:: DATA SEGMENT ::
-- -- --
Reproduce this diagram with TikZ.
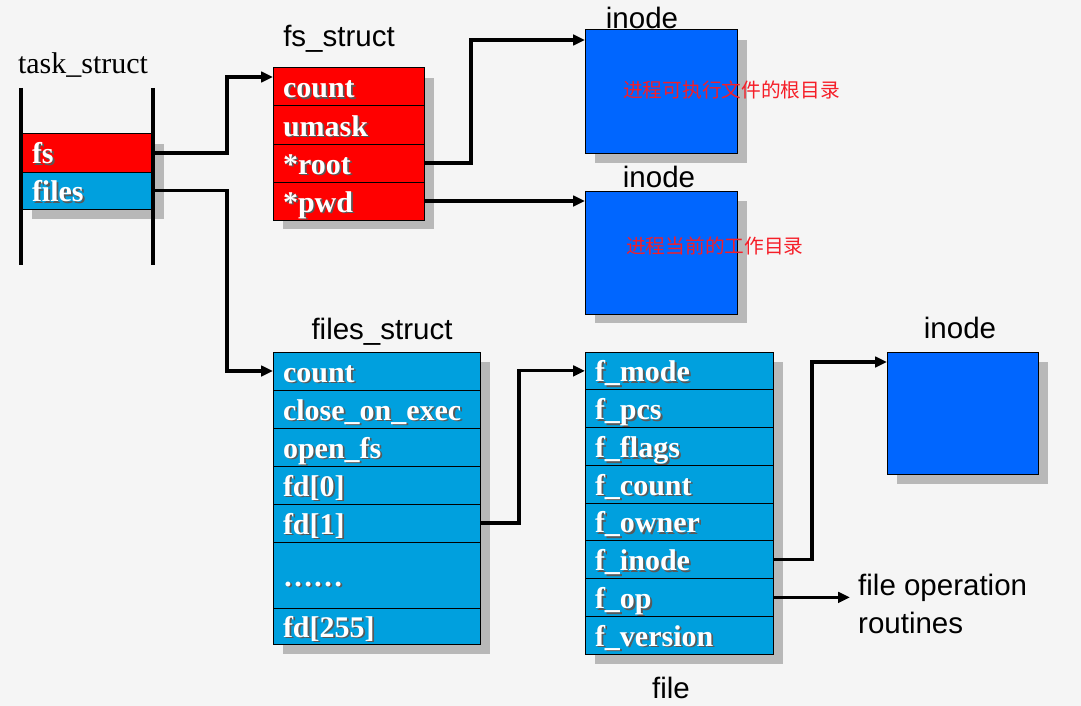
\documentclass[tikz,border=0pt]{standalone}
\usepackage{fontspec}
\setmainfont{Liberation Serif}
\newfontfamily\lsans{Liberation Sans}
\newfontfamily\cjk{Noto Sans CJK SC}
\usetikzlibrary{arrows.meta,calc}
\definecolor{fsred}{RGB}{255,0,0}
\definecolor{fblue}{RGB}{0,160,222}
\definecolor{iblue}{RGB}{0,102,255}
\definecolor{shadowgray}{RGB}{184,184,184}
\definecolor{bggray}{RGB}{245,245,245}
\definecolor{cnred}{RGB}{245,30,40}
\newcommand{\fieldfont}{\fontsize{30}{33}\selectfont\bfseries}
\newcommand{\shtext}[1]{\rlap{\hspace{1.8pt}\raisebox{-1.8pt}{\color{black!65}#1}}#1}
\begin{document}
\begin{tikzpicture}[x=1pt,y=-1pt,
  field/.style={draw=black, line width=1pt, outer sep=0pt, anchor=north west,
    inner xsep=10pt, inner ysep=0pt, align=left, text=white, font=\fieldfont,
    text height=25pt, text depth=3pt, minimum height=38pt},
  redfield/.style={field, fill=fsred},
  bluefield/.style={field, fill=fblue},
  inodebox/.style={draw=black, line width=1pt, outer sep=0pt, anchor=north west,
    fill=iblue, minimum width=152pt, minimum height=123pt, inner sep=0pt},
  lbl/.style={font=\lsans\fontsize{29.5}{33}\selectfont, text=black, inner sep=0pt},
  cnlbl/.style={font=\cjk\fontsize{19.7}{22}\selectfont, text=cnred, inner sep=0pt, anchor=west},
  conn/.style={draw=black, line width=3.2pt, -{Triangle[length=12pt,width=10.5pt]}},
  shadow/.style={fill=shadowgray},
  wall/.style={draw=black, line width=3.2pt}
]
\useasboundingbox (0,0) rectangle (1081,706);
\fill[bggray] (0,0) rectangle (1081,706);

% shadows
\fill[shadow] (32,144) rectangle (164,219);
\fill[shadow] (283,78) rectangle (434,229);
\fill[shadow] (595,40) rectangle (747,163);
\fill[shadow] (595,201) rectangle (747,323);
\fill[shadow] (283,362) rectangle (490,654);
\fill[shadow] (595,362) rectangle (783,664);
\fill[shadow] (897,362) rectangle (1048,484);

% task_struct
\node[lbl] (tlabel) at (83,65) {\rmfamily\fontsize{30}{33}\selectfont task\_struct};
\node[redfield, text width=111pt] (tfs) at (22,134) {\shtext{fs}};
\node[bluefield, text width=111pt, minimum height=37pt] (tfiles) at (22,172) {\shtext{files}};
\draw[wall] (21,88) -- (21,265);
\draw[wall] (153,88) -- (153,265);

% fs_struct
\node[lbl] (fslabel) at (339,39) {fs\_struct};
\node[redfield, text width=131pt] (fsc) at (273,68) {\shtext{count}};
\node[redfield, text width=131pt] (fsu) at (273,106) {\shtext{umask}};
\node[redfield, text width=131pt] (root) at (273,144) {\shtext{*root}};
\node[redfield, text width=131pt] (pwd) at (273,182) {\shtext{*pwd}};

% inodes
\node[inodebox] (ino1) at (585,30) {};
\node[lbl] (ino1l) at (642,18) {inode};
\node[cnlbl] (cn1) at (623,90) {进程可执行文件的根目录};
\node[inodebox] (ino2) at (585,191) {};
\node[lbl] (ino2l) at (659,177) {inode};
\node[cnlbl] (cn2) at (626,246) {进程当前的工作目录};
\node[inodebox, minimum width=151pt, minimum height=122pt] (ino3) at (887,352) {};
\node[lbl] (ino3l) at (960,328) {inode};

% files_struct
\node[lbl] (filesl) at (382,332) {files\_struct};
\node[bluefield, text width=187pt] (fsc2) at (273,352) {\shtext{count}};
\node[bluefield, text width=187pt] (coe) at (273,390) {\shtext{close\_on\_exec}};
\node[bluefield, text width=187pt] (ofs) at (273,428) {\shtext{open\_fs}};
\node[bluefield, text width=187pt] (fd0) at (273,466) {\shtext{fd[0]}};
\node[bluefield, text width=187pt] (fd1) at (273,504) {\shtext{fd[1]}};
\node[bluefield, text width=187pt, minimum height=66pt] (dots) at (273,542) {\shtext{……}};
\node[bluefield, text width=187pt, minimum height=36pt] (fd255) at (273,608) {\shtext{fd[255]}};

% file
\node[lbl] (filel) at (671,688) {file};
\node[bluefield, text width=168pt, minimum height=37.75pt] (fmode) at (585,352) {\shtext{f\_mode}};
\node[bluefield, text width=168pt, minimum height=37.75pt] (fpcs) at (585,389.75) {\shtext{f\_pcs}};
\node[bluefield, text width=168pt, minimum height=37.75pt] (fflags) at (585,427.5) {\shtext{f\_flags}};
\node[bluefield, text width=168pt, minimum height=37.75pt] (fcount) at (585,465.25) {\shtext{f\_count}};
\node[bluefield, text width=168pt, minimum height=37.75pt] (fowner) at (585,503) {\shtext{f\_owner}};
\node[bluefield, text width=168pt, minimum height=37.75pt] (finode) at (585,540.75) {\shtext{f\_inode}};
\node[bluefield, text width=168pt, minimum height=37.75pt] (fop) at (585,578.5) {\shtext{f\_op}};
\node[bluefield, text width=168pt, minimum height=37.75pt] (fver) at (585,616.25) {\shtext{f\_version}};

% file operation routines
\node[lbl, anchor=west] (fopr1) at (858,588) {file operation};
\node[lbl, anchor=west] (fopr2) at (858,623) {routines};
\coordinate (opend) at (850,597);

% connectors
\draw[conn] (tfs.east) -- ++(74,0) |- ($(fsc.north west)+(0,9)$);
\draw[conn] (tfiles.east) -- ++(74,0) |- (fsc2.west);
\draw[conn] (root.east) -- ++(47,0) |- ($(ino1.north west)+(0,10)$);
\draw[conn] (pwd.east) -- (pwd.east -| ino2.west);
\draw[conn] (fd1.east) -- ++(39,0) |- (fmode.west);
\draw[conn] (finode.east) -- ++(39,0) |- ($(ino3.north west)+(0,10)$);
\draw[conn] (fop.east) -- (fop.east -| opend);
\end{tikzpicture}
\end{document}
-- -- --
:: TASK STATEMENT ::
Starting with the first line of the data above and ending with the line containing "(897,362) rectangle (1048,484);", please restate every line exactly, leaving images out.

:: WRITTEN REPLY ::
Reproduce this diagram with TikZ.
\documentclass[tikz,border=0pt]{standalone}
\usepackage{fontspec}
\setmainfont{Liberation Serif}
\newfontfamily\lsans{Liberation Sans}
\newfontfamily\cjk{Noto Sans CJK SC}
\usetikzlibrary{arrows.meta,calc}
\definecolor{fsred}{RGB}{255,0,0}
\definecolor{fblue}{RGB}{0,160,222}
\definecolor{iblue}{RGB}{0,102,255}
\definecolor{shadowgray}{RGB}{184,184,184}
\definecolor{bggray}{RGB}{245,245,245}
\definecolor{cnred}{RGB}{245,30,40}
\newcommand{\fieldfont}{\fontsize{30}{33}\selectfont\bfseries}
\newcommand{\shtext}[1]{\rlap{\hspace{1.8pt}\raisebox{-1.8pt}{\color{black!65}#1}}#1}
\begin{document}
\begin{tikzpicture}[x=1pt,y=-1pt,
  field/.style={draw=black, line width=1pt, outer sep=0pt, anchor=north west,
    inner xsep=10pt, inner ysep=0pt, align=left, text=white, font=\fieldfont,
    text height=25pt, text depth=3pt, minimum height=38pt},
  redfield/.style={field, fill=fsred},
  bluefield/.style={field, fill=fblue},
  inodebox/.style={draw=black, line width=1pt, outer sep=0pt, anchor=north west,
    fill=iblue, minimum width=152pt, minimum height=123pt, inner sep=0pt},
  lbl/.style={font=\lsans\fontsize{29.5}{33}\selectfont, text=black, inner sep=0pt},
  cnlbl/.style={font=\cjk\fontsize{19.7}{22}\selectfont, text=cnred, inner sep=0pt, anchor=west},
  conn/.style={draw=black, line width=3.2pt, -{Triangle[length=12pt,width=10.5pt]}},
  shadow/.style={fill=shadowgray},
  wall/.style={draw=black, line width=3.2pt}
]
\useasboundingbox (0,0) rectangle (1081,706);
\fill[bggray] (0,0) rectangle (1081,706);

% shadows
\fill[shadow] (32,144) rectangle (164,219);
\fill[shadow] (283,78) rectangle (434,229);
\fill[shadow] (595,40) rectangle (747,163);
\fill[shadow] (595,201) rectangle (747,323);
\fill[shadow] (283,362) rectangle (490,654);
\fill[shadow] (595,362) rectangle (783,664);
\fill[shadow] (897,362) rectangle (1048,484);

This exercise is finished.